• REQUIRED WORK: Exclude the pictures and reproduce the remaining data exactly as written.

• SOURCE DATA:
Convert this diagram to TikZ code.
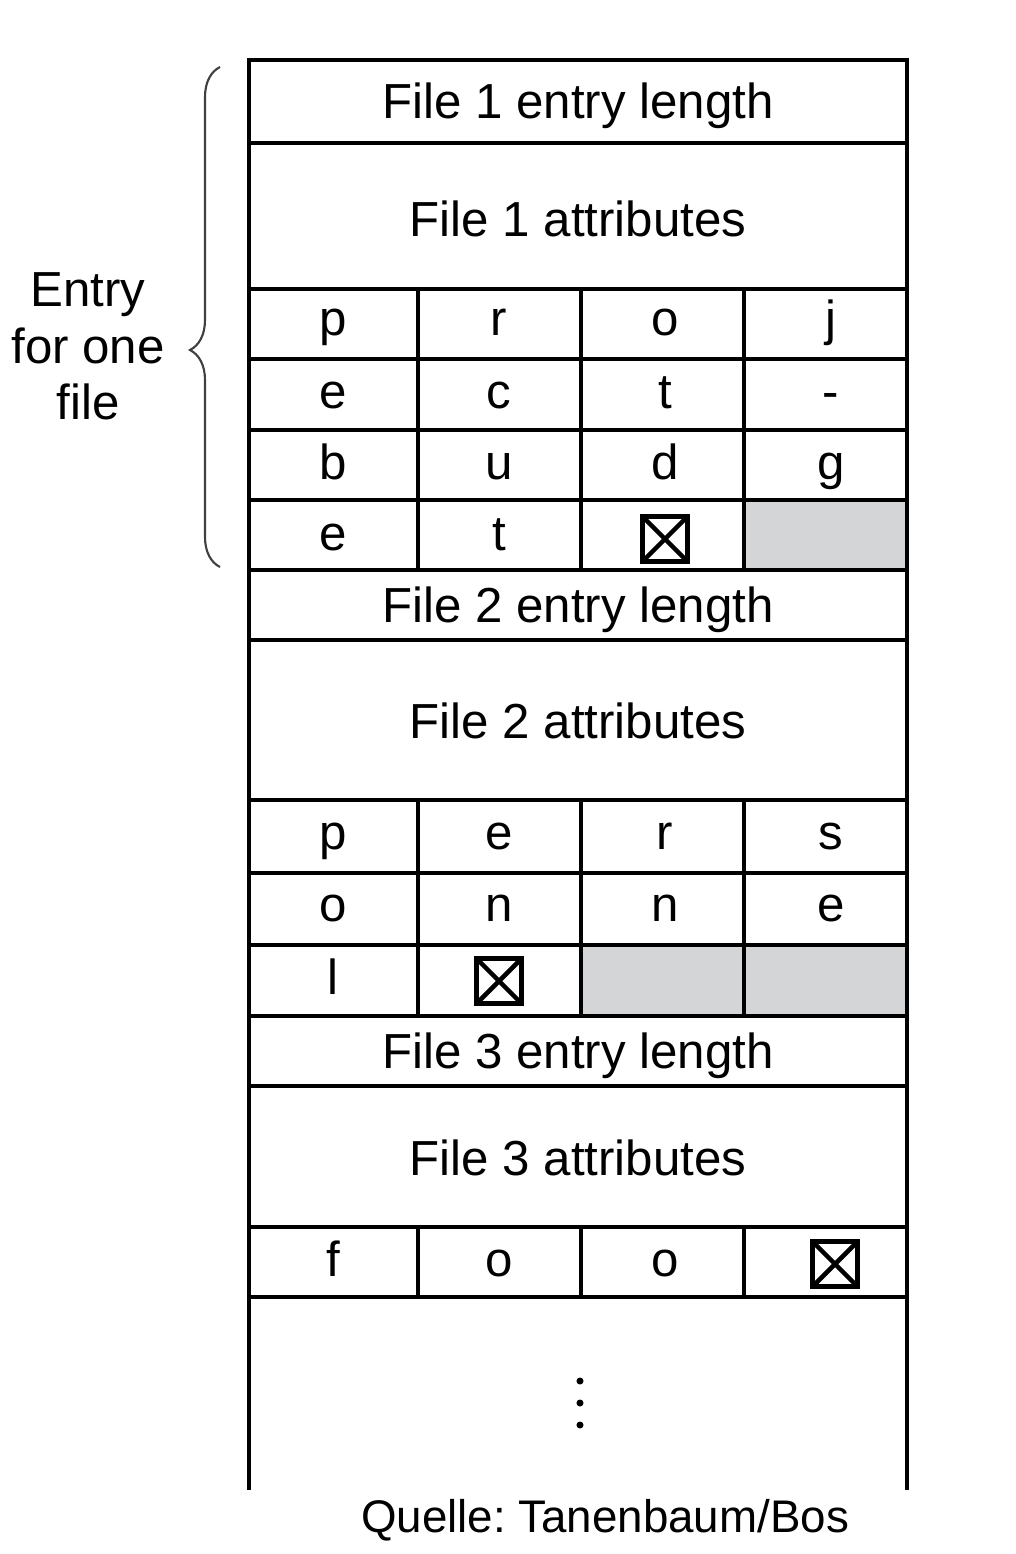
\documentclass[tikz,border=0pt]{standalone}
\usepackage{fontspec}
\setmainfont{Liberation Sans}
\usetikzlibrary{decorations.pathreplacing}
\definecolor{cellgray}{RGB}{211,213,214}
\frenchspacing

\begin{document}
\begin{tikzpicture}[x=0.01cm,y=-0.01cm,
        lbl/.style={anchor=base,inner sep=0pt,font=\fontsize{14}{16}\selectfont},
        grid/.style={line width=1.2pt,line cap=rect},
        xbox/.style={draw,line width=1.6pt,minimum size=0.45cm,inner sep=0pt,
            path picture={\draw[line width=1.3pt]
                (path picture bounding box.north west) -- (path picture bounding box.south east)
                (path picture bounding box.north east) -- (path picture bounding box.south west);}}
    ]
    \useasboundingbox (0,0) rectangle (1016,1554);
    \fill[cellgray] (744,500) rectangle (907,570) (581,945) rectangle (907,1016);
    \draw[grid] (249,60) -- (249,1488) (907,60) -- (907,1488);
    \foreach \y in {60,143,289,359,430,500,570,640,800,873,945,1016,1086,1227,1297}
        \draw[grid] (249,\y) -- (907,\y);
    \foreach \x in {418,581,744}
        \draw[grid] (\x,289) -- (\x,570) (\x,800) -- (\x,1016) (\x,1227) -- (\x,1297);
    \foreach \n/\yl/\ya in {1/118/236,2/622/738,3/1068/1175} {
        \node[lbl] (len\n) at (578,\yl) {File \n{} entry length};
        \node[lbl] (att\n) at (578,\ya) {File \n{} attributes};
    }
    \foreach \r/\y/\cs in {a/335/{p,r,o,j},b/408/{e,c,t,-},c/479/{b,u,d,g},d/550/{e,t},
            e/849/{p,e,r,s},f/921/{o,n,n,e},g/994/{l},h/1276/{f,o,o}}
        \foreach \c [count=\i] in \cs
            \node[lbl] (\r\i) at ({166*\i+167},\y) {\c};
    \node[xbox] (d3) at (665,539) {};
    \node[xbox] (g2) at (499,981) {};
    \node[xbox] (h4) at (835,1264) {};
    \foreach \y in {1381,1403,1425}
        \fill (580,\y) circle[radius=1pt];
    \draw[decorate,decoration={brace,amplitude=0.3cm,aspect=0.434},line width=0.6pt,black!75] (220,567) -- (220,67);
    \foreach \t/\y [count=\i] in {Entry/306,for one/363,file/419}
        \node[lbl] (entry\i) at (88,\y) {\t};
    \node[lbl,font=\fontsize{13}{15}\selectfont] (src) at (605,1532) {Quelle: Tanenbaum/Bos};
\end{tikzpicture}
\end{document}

• ANSWER TO THIS PROBLEM:
Convert this diagram to TikZ code.
\documentclass[tikz,border=0pt]{standalone}
\usepackage{fontspec}
\setmainfont{Liberation Sans}
\usetikzlibrary{decorations.pathreplacing}
\definecolor{cellgray}{RGB}{211,213,214}
\frenchspacing

\begin{document}
\begin{tikzpicture}[x=0.01cm,y=-0.01cm,
        lbl/.style={anchor=base,inner sep=0pt,font=\fontsize{14}{16}\selectfont},
        grid/.style={line width=1.2pt,line cap=rect},
        xbox/.style={draw,line width=1.6pt,minimum size=0.45cm,inner sep=0pt,
            path picture={\draw[line width=1.3pt]
                (path picture bounding box.north west) -- (path picture bounding box.south east)
                (path picture bounding box.north east) -- (path picture bounding box.south west);}}
    ]
    \useasboundingbox (0,0) rectangle (1016,1554);
    \fill[cellgray] (744,500) rectangle (907,570) (581,945) rectangle (907,1016);
    \draw[grid] (249,60) -- (249,1488) (907,60) -- (907,1488);
    \foreach \y in {60,143,289,359,430,500,570,640,800,873,945,1016,1086,1227,1297}
        \draw[grid] (249,\y) -- (907,\y);
    \foreach \x in {418,581,744}
        \draw[grid] (\x,289) -- (\x,570) (\x,800) -- (\x,1016) (\x,1227) -- (\x,1297);
    \foreach \n/\yl/\ya in {1/118/236,2/622/738,3/1068/1175} {
        \node[lbl] (len\n) at (578,\yl) {File \n{} entry length};
        \node[lbl] (att\n) at (578,\ya) {File \n{} attributes};
    }
    \foreach \r/\y/\cs in {a/335/{p,r,o,j},b/408/{e,c,t,-},c/479/{b,u,d,g},d/550/{e,t},
            e/849/{p,e,r,s},f/921/{o,n,n,e},g/994/{l},h/1276/{f,o,o}}
        \foreach \c [count=\i] in \cs
            \node[lbl] (\r\i) at ({166*\i+167},\y) {\c};
    \node[xbox] (d3) at (665,539) {};
    \node[xbox] (g2) at (499,981) {};
    \node[xbox] (h4) at (835,1264) {};
    \foreach \y in {1381,1403,1425}
        \fill (580,\y) circle[radius=1pt];
    \draw[decorate,decoration={brace,amplitude=0.3cm,aspect=0.434},line width=0.6pt,black!75] (220,567) -- (220,67);
    \foreach \t/\y [count=\i] in {Entry/306,for one/363,file/419}
        \node[lbl] (entry\i) at (88,\y) {\t};
    \node[lbl,font=\fontsize{13}{15}\selectfont] (src) at (605,1532) {Quelle: Tanenbaum/Bos};
\end{tikzpicture}
\end{document}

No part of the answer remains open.